**GIVEN EXERCISE:**
Using the material below, repeat exactly the lines from the one with "Recreate this image" through the one with "import * as d3 from 'd3';", ends included, without any images.

**RECORD SET:**

>>>>>

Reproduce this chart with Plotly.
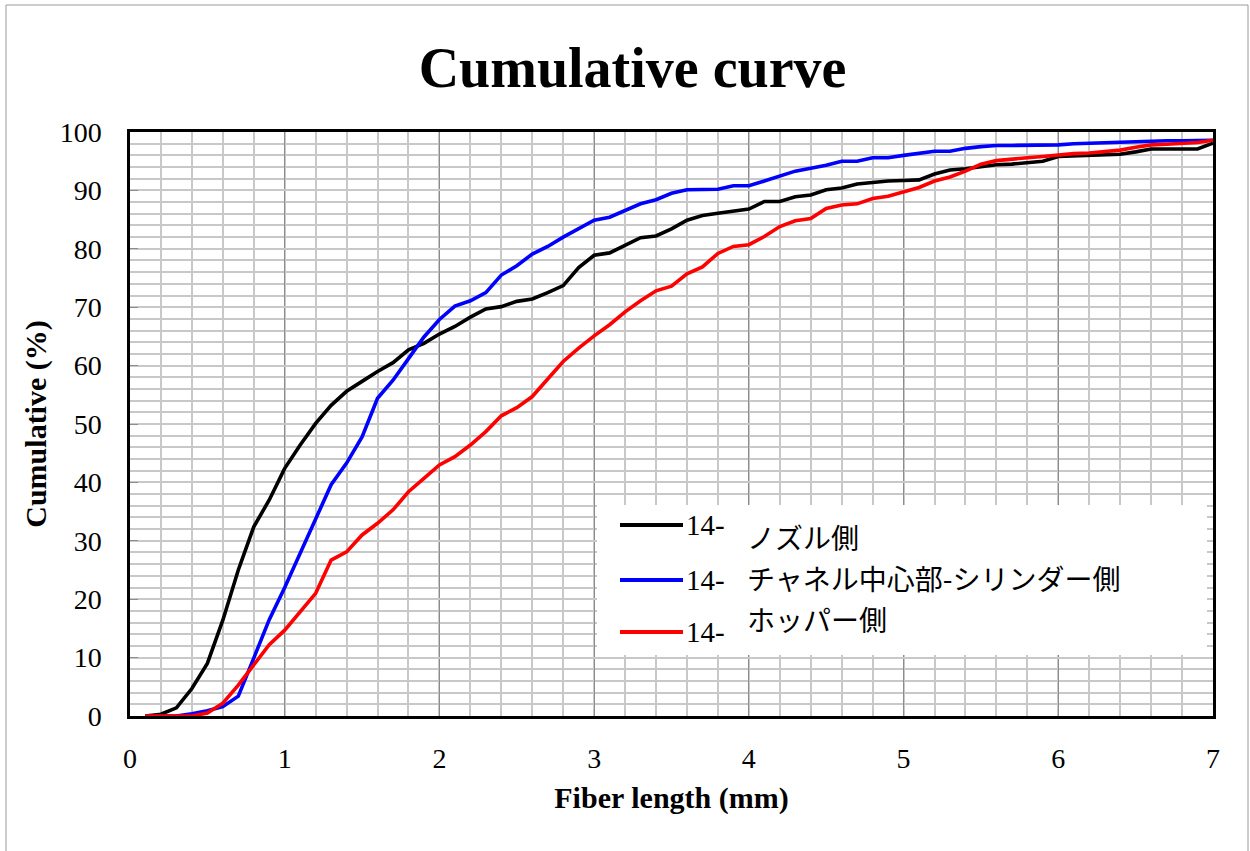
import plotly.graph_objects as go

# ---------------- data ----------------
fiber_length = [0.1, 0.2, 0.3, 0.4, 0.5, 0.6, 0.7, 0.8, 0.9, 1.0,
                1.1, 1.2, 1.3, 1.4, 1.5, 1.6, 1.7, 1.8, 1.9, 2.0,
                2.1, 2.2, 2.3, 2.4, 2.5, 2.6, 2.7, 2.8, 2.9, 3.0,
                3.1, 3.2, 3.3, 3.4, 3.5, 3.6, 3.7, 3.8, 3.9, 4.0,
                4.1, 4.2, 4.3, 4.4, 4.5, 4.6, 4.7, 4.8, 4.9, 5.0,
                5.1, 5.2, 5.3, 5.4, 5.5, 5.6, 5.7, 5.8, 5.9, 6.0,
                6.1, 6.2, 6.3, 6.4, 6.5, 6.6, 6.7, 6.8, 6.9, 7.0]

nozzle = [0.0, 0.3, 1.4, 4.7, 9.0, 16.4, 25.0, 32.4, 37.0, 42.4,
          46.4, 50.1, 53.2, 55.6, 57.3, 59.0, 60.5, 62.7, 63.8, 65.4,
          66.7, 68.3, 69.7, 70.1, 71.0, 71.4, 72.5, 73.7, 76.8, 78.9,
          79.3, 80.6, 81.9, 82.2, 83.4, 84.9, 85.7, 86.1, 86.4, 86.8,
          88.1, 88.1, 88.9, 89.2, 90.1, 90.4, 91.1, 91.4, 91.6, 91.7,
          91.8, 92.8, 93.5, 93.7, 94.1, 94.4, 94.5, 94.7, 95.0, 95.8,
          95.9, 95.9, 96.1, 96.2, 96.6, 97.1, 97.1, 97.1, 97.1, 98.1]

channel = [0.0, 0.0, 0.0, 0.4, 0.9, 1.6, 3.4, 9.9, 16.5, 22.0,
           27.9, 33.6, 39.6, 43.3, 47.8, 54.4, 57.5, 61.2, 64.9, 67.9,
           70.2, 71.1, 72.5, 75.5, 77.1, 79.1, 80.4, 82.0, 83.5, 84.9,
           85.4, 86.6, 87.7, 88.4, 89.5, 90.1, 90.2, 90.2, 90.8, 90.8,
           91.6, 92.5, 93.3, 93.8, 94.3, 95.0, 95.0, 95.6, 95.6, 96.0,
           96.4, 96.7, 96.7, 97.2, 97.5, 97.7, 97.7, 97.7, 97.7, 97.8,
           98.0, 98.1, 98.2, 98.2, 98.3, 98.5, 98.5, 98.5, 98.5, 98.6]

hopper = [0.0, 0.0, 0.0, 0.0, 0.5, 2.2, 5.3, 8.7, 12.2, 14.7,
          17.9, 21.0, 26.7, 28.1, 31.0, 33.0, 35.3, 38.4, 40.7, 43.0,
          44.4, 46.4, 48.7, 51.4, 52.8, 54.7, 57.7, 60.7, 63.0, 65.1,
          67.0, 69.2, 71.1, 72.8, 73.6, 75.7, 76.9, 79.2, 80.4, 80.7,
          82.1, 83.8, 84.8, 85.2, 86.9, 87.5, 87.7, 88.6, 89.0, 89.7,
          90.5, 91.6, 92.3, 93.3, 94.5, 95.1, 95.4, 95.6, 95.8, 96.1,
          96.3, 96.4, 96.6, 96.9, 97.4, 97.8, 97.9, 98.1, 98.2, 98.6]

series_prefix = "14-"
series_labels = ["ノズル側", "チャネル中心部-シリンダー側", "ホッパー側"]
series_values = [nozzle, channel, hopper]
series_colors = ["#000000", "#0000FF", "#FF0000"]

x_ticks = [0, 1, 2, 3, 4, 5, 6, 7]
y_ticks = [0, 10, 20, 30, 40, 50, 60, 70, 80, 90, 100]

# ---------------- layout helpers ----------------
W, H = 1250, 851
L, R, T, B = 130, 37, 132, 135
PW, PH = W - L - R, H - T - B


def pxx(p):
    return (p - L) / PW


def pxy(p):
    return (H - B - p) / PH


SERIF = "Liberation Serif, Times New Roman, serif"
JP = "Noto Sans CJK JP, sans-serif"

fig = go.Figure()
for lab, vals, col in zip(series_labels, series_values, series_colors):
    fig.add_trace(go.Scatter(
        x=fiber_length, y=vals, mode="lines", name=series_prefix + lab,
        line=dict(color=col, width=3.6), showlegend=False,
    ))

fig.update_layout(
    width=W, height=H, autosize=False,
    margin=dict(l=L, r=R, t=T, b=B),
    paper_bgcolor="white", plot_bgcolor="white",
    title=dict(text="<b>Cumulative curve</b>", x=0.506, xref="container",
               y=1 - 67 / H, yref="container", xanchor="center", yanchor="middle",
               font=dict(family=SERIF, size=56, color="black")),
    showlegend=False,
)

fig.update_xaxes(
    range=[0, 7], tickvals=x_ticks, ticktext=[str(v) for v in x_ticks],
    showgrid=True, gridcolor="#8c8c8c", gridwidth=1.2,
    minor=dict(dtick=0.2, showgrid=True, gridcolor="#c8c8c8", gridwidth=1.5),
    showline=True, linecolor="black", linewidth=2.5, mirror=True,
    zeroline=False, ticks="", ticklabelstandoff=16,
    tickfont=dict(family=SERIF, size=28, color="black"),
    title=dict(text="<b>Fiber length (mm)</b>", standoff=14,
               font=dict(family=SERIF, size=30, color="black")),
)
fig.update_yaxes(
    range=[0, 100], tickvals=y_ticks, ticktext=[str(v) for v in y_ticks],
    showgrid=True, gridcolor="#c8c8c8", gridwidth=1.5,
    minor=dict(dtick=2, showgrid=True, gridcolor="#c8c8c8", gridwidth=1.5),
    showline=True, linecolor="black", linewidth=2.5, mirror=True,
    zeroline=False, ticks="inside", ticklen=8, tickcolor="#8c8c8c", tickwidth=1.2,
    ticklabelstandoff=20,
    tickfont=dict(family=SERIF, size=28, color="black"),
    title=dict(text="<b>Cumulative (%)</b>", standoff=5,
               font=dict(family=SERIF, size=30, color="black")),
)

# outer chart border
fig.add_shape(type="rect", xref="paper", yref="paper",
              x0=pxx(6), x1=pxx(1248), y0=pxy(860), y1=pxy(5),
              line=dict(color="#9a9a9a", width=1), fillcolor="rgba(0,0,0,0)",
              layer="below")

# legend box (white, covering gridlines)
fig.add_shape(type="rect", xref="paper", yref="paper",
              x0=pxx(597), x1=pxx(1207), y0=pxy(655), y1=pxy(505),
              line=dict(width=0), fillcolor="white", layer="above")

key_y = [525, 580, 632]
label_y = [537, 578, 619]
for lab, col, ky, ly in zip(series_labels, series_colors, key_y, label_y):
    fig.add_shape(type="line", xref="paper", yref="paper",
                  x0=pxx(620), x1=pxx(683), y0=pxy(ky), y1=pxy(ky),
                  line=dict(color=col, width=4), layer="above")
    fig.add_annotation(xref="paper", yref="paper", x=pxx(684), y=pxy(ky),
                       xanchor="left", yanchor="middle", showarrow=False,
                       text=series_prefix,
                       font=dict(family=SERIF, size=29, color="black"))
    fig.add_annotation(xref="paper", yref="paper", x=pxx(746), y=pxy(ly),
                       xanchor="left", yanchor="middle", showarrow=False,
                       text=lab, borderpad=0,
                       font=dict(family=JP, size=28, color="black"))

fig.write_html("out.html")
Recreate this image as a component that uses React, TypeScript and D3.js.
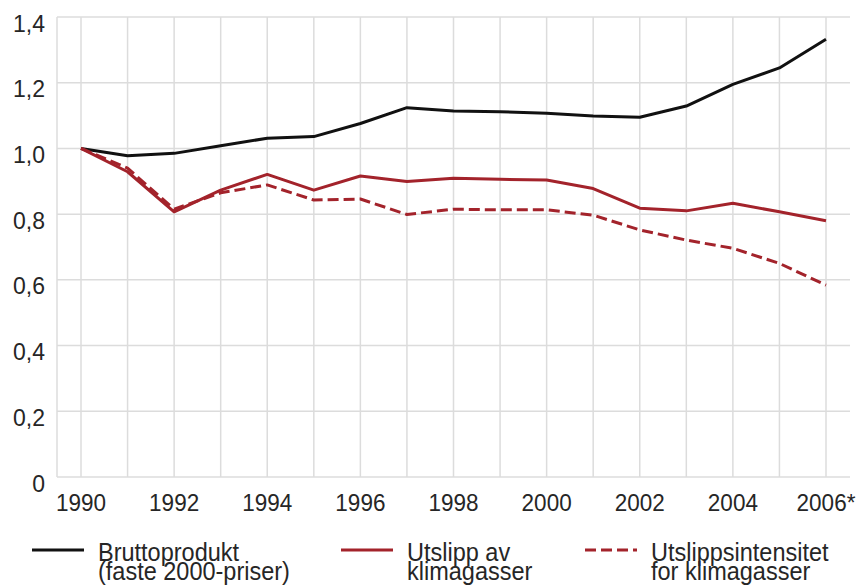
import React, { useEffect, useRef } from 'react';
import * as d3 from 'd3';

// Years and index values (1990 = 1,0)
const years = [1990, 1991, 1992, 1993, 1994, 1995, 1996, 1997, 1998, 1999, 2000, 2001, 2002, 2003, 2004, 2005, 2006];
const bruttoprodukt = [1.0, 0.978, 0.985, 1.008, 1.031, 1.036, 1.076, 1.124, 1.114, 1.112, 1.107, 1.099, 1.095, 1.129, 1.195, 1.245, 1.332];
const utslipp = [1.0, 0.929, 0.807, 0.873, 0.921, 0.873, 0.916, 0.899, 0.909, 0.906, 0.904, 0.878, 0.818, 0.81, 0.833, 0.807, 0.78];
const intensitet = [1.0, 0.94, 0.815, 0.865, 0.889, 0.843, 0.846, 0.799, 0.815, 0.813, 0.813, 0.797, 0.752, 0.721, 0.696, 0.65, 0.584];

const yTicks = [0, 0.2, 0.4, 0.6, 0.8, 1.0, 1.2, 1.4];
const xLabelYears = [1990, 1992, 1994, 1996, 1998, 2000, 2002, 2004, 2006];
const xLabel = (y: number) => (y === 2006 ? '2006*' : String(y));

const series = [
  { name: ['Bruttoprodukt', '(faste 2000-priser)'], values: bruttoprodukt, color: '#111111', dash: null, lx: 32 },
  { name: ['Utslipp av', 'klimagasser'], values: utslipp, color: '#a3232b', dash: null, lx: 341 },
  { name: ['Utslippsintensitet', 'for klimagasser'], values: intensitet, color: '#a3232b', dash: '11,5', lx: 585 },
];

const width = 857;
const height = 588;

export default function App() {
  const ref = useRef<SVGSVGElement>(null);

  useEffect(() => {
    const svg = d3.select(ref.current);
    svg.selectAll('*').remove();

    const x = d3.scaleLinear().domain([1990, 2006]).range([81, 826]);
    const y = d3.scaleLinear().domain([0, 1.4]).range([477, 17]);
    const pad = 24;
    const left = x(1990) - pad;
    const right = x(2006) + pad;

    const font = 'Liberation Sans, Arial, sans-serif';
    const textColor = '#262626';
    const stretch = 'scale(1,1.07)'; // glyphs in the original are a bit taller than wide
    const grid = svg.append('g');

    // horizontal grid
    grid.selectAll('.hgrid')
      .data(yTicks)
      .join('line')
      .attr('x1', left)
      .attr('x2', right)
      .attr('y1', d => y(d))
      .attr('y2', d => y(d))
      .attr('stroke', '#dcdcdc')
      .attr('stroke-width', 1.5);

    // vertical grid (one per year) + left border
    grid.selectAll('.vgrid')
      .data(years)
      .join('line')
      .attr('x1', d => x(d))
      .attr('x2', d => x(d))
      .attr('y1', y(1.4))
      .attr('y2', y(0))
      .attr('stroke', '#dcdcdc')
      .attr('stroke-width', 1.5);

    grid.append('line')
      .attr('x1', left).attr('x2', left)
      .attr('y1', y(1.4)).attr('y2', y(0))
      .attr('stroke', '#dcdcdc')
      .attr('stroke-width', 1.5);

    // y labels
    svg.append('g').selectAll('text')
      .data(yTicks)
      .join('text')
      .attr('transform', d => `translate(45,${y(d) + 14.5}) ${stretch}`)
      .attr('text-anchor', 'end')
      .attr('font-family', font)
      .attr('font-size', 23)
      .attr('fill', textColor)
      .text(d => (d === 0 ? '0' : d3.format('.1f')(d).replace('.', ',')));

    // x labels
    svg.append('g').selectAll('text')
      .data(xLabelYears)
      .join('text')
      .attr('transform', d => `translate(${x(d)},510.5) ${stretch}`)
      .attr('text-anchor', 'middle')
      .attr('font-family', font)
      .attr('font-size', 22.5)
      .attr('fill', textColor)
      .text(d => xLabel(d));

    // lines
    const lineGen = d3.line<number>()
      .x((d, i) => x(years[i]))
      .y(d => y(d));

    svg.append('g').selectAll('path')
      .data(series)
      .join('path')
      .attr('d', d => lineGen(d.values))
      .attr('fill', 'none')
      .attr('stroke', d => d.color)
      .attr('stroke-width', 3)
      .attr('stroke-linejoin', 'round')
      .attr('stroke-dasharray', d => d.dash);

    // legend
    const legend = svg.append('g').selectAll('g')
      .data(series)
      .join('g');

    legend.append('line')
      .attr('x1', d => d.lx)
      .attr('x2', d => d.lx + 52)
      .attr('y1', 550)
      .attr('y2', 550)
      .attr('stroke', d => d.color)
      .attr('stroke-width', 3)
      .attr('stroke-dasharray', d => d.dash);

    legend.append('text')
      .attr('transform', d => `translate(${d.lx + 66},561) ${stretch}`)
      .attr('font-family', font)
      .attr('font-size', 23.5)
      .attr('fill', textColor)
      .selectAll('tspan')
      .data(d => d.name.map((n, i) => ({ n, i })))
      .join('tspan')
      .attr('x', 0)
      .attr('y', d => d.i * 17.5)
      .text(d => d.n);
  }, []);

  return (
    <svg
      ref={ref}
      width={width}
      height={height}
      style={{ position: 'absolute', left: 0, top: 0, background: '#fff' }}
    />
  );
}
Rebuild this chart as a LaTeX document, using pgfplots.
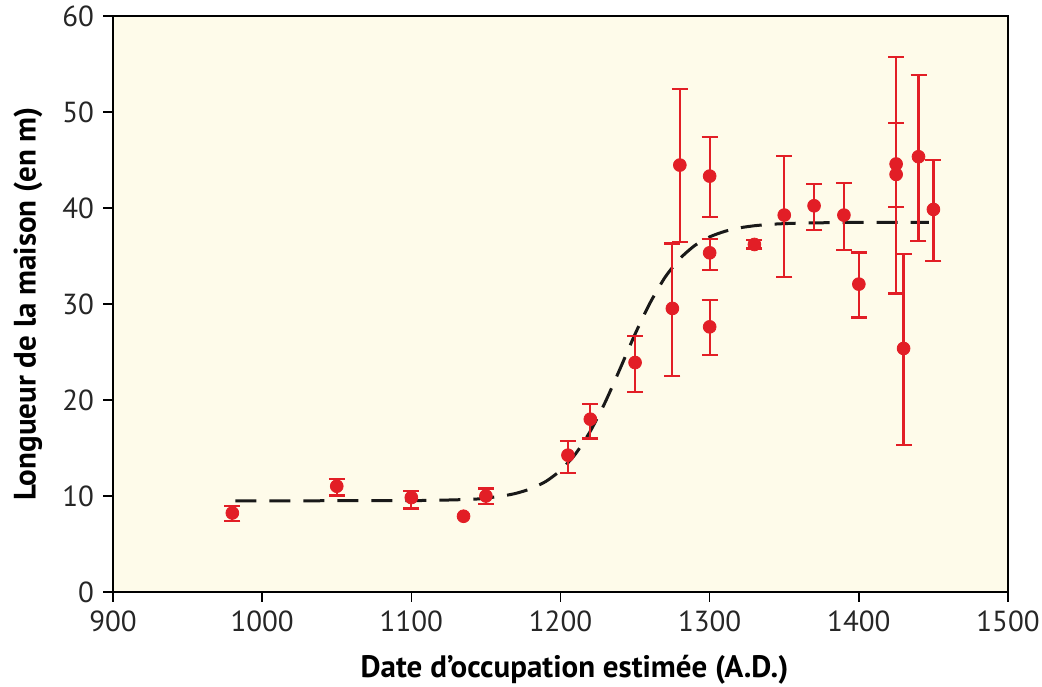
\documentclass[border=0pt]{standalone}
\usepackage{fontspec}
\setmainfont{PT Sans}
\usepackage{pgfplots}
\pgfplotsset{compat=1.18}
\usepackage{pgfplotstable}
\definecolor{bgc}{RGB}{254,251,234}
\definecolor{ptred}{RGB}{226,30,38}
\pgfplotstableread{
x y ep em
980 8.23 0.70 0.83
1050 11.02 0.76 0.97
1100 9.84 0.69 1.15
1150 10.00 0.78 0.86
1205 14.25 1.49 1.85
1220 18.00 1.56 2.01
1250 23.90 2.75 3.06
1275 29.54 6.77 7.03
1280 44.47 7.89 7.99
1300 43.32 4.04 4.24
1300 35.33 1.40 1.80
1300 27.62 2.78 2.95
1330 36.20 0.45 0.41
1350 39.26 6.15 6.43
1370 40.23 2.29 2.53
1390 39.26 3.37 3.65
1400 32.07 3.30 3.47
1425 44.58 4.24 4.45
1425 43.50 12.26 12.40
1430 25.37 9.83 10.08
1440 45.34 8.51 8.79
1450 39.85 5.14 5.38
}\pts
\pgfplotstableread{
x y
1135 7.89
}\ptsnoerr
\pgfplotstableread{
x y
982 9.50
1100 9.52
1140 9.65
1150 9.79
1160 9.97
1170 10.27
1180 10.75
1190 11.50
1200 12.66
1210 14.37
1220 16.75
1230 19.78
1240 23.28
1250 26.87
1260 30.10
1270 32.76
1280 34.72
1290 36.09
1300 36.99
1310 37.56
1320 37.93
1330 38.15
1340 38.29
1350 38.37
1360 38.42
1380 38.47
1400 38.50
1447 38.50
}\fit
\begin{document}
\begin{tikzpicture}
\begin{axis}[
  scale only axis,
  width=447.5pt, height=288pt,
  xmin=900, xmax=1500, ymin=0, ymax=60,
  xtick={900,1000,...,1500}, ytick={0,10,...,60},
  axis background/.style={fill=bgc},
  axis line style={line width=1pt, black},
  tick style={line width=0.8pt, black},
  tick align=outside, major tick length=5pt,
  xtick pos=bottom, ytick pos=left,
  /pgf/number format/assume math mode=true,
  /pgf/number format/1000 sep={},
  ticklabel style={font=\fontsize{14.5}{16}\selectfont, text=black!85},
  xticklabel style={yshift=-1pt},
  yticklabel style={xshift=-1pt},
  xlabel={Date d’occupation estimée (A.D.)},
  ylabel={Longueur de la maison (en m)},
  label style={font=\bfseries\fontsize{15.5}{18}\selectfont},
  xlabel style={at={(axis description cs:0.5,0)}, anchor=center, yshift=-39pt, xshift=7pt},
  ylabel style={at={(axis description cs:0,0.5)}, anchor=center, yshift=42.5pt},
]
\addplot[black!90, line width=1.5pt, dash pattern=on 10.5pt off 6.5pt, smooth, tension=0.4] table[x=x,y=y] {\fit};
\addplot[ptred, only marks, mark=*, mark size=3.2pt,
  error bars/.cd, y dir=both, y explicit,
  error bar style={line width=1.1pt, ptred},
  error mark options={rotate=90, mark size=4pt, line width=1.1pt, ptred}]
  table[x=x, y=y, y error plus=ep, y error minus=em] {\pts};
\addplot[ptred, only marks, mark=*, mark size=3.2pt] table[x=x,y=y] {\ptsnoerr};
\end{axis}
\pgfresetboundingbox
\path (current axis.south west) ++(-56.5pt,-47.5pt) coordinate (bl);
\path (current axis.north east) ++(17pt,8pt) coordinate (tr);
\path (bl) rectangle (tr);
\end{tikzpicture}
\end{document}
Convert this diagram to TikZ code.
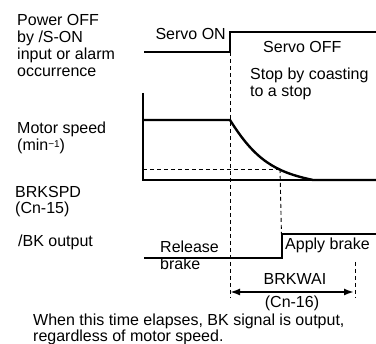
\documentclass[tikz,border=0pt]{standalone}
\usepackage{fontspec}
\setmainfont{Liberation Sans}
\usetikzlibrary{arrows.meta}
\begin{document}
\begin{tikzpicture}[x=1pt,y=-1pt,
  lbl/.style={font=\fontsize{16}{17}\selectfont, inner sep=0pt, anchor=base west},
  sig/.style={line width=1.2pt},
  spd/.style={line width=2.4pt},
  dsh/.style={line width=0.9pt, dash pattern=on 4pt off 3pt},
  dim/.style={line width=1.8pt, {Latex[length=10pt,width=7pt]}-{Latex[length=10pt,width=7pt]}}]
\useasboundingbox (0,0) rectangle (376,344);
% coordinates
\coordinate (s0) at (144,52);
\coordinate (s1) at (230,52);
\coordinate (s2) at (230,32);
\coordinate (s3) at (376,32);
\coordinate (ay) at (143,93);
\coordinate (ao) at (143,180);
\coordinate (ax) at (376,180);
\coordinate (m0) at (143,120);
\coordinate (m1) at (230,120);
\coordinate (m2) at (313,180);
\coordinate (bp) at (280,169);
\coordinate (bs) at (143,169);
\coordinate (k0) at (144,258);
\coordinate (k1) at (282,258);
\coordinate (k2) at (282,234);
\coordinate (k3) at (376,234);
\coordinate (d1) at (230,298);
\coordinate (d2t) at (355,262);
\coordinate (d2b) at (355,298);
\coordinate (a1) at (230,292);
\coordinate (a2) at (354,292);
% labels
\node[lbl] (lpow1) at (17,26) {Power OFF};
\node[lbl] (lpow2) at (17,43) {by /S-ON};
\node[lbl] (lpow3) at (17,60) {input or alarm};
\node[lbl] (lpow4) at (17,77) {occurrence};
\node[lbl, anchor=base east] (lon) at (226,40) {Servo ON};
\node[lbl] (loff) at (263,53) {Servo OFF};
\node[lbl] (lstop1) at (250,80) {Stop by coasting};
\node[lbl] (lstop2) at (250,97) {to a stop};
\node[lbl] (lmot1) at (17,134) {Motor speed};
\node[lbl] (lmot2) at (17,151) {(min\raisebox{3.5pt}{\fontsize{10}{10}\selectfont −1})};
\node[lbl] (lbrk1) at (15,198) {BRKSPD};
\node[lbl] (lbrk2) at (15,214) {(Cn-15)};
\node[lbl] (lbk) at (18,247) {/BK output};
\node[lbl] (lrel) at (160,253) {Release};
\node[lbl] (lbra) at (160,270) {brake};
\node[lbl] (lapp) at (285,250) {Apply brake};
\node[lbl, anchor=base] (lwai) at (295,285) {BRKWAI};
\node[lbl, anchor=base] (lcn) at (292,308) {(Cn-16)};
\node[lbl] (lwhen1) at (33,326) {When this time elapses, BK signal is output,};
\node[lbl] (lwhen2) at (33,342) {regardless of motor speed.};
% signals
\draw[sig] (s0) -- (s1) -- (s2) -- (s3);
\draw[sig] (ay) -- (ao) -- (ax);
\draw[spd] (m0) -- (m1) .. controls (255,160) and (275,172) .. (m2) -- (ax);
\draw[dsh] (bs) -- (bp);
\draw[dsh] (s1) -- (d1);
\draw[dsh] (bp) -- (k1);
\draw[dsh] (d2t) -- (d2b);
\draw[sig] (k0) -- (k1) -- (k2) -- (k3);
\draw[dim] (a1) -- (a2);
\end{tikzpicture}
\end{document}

<<<<<

**CORRECT RESULT:**
Recreate this image as a component that uses React, TypeScript and D3.js.
import React, { useEffect, useRef } from 'react';
import * as d3 from 'd3';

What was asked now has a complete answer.